When the glass door at the entry opened, I was standing over a set of quads showing every geographical detail of the ranger district, scrutinizing them with a magnifying glass. Roy stuck his head inside and saw me, then withdrew and held the door open while two people came through. First: Yohe, wrapped in a Pendleton blanket, her head covered with a bright-colored scarf tied under her chin. The second: a man wrapped in a chief’s blanket, wearing long silver braids with a black strip of cloth tied across his forehead. I did not recognize him. Roy ushered them over to me.
I bowed my head to honor the elders, then spoke to Yohe with a smile. “Auntie Yohe, I am so happy to see you.”
She held a hand in front of the tall man. “This Bernat Deherrera. Him chief Carry Water Clan.”
I dipped my chin again and said, “I am so happy to meet you, Uncle. I know Paul Deherrera from Picuris.”
The old man spoke with a hoarse, cracking voice, “My nephew.”
I looked around, then pointed to the chairs where I’d been sitting earlier. “Please, sit down. Can I fix you so
me coffee or get you anything? Maybe some water?”
Yohe answered as they shuffled toward the chairs, “That be nice, maybe some coffee.”
I tiptoed into the break room where Gomez and the woman ranger were sleeping and put an envelope of coffee grounds into the basket, then filled the pot with water and poured it into the well of the machine. I turned the switch to the on position, and rummaged around in the cupboards. All I could find was a box of crackers and a couple of packages of Twinkies. I grabbed these, two cups of water, and some paper towels and headed back to the entry lobby area where the Tanoan visitors sat in the chairs. Roy had gone across the length of the offices to talk to the guys watching over Mountain.

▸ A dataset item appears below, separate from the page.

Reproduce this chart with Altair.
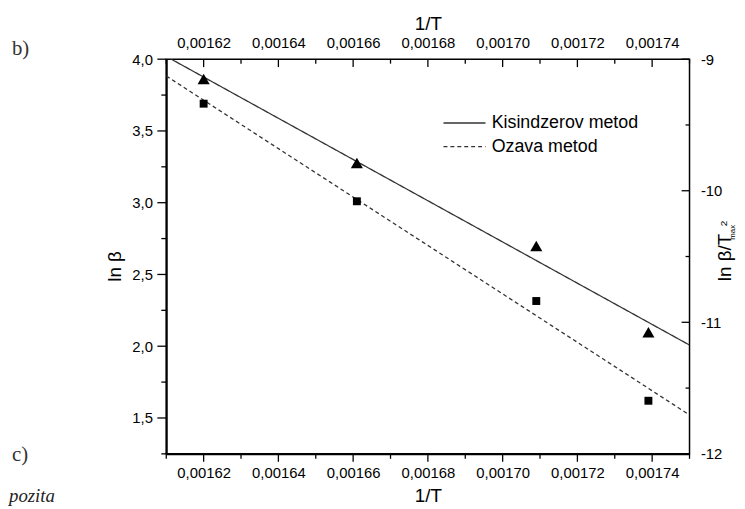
import altair as alt
import pandas as pd

FONT = "Liberation Sans"
SERIF = "Liberation Serif"

# measured points
inv_T = [0.001620, 0.001661, 0.001709, 0.001739]
ln_beta = [3.69, 3.01, 2.315, 1.62]            # Ozava (left axis)
ln_beta_T2 = [-9.15, -9.79, -10.42, -11.075]   # Kisindzerov (right axis)

# fitted lines (end points)
fit_x = [0.00161, 0.00175]
ozava_fit = [3.883, 1.521]
kis_fit = [-8.979, -11.173]

methods = ["Kisindzerov metod", "Ozava metod"]

# ticks
x_major = [0.00162, 0.00164, 0.00166, 0.00168, 0.00170, 0.00172, 0.00174]
x_minor = [0.00161, 0.00163, 0.00165, 0.00167, 0.00169, 0.00171, 0.00173, 0.00175]
yl_major = [1.5, 2.0, 2.5, 3.0, 3.5, 4.0]
yl_minor = [1.25, 1.75, 2.25, 2.75, 3.25, 3.75]
yr_major = [-12, -11, -10, -9]
yr_minor = [-11.5, -10.5, -9.5]

# page annotations
page_labels = ["b)", "c)"]
page_caption = ["pozita"]
right_title_sup = ["2"]
right_title_sub = ["max"]

xs = alt.Scale(domain=[0.00161, 0.00175], nice=False, zero=False)
yls = alt.Scale(domain=[1.25, 4.0], nice=False, zero=False)
yrs = alt.Scale(domain=[-12, -9], nice=False, zero=False)

x_label_expr = "replace(format(datum.value, '.5f'), '.', ',')"

common_axis = dict(ticks=False, tickSize=0, grid=False, labelFont=FONT, labelFontSize=15,
                   labelColor="black", titleFont=FONT, titleFontSize=19,
                   titleFontWeight="normal", titleColor="black")

x_bottom = alt.X("x:Q", scale=xs, axis=alt.Axis(
    orient="bottom", values=x_major, labelExpr=x_label_expr, domain=True,
    domainColor="black", domainWidth=2, labelPadding=12, title="1/T",
    titleY=48, titleBaseline="alphabetic", **common_axis))
x_top = alt.X("x:Q", scale=xs, axis=alt.Axis(
    orient="top", values=x_major, labelExpr=x_label_expr, domain=False,
    labelPadding=9, title="1/T", titleY=-30, titleBaseline="alphabetic",
    **common_axis))
y_left = alt.Y("y:Q", scale=yls, axis=alt.Axis(
    orient="left", values=yl_major,
    labelExpr="replace(format(datum.value, '.1f'), '.', ',')",
    domain=True, domainColor="black", domainWidth=2, labelPadding=14,
    title="ln β", titleAngle=270, titleX=-46, titleY=209,
    titleBaseline="alphabetic", titleAlign="center", **common_axis))
y_right = alt.Y("y:Q", scale=yrs, axis=alt.Axis(
    orient="right", values=yr_major, labelExpr="datum.value + ''",
    domain=False, labelPadding=11, title="ln β/T", titleAngle=270,
    titleX=41, titleY=200, titleBaseline="alphabetic", titleAlign="center",
    **common_axis))

sd = alt.StrokeDash("m:N", scale=alt.Scale(domain=methods, range=[[1, 0], [4, 3]]),
                    legend=alt.Legend(title=None, orient="none", legendX=288, legendY=51,
                                      symbolType="M-1.7,0H1.7", symbolSize=625,
                                      symbolStrokeColor="#333", symbolStrokeWidth=1.3,
                                      symbolFillColor="transparent",
                                      labelFont=FONT, labelFontSize=18, labelColor="black",
                                      labelOffset=14, rowPadding=1, padding=0))

df_sq = pd.DataFrame({"x": inv_T, "y": ln_beta})
df_tr = pd.DataFrame({"x": inv_T, "y": ln_beta_T2})
df_oz = pd.DataFrame({"x": fit_x, "y": ozava_fit, "m": [methods[1]] * 2})
df_ki = pd.DataFrame({"x": fit_x, "y": kis_fit, "m": [methods[0]] * 2})

squares = alt.Chart(df_sq).mark_point(shape="square", filled=True, size=64,
                                      color="black", opacity=1).encode(x=x_bottom, y=y_left)
oz_line = alt.Chart(df_oz).mark_line(color="#333", strokeWidth=1.3, clip=True).encode(
    x=x_bottom, y=y_left, strokeDash=sd)
layer_left = alt.layer(oz_line, squares)

triangles = alt.Chart(df_tr).mark_point(shape="triangle-up", filled=True, size=150,
                                        color="black", opacity=1).encode(x=x_top, y=y_right)
ki_line = alt.Chart(df_ki).mark_line(color="#333", strokeWidth=1.3, clip=True).encode(
    x=x_top, y=y_right, strokeDash=sd)
layer_right = alt.layer(ki_line, triangles)


def xticks(vals, y0, y1):
    return alt.Chart(pd.DataFrame({"t": vals})).mark_rule(color="black", strokeWidth=1.3).encode(
        x=alt.X("t:Q", scale=xs, axis=None), y=alt.value(y0), y2=alt.value(y1))


def yticks(vals, scale, x0, x1):
    return alt.Chart(pd.DataFrame({"t": vals})).mark_rule(color="black", strokeWidth=1.3).encode(
        y=alt.Y("t:Q", scale=scale, axis=None), x=alt.value(x0), x2=alt.value(x1))


ticks = [
    xticks(x_major, "height", {"expr": "height + 8"}),
    xticks(x_minor, "height", {"expr": "height + 5"}),
    xticks(x_major, 0, 8),
    xticks(x_minor, 0, 4.5),
    yticks(yl_major, yls, -9, 0),
    yticks(yl_minor, yls, -5, 0),
    yticks(yr_major, yrs, {"expr": "width - 8"}, "width"),
    yticks(yr_minor, yrs, {"expr": "width - 4"}, "width"),
]


def txt(value, x, y, **kw):
    return alt.Chart(alt.Data(values=[{"t": value}])).mark_text(**kw).encode(
        text="t:N", x=alt.value(x), y=alt.value(y))


texts = [
    txt(page_labels[0], -156, -4, font=SERIF, fontSize=21, color="#333", align="left",
        baseline="alphabetic"),
    txt(page_labels[1], -156, 406, font=SERIF, fontSize=21, color="#333", align="left",
        baseline="alphabetic"),
    txt(page_caption[0], -159, 448, font=SERIF, fontSize=19, fontStyle="italic",
        color="#222", align="left", baseline="alphabetic"),
    txt(right_title_sup[0], 563.5, 166, font=FONT, fontSize=10, color="black", angle=270,
        align="center", baseline="middle"),
    txt(right_title_sub[0], 572.5, 175, font=FONT, fontSize=8, color="black", angle=270,
        align="center", baseline="middle"),
]

chart = alt.layer(layer_left, layer_right, *ticks, *texts).resolve_scale(
    y="independent").resolve_axis(x="independent", y="independent").properties(
    width=529, height=399,
    autosize=alt.AutoSizeParams(type="none"),
    padding={"left": 160, "top": 49, "right": 48, "bottom": 53},
    background="white",
).configure_view(stroke="black", strokeWidth=1.5)

chart.save("out.html", embed_options={"renderer": "svg", "actions": False})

“I brought some things.” I gave a cup of water to each of the Tanoans. “The coffee is brewing and it will be ready in a minute. Would you like something to munch on?”
Yohe’s eyes lit up when she saw the Twinkies, so I set the box of crackers on an empty chair and gave them each a package of the sweet cakes and a paper towel. I went back to check on the coffee, and noticed that Roy had pulled up a chair next to Mountain and stretched out his long legs in front of him, one boot crossed over the other at the ankles. I watched him pull his cowboy hat over his face and cross his arms over his chest, prepared to take a nap.
I returned to the Puebloans with cups of coffee. “I am so honored that you came all this way to see me,” I said, knowing better than to ask why they had come.
“This coffee good,” Yohe said.
The clan chief nodded in agreement and took another bite of his second Twinkie.
“Bernat not talk good English. He want me help, come tell you what the dreamers see.”
“The dreamers. The peyote dreamers?”
She grimaced, wiggling her head quickly back and forth as if Bernat Herrera might not see this small gesture.
I instantly regretted asking the question, and I gave her an apologetic look. But I dared not speak, not even to say as much, if I wanted to hear more of what they had come to tell me.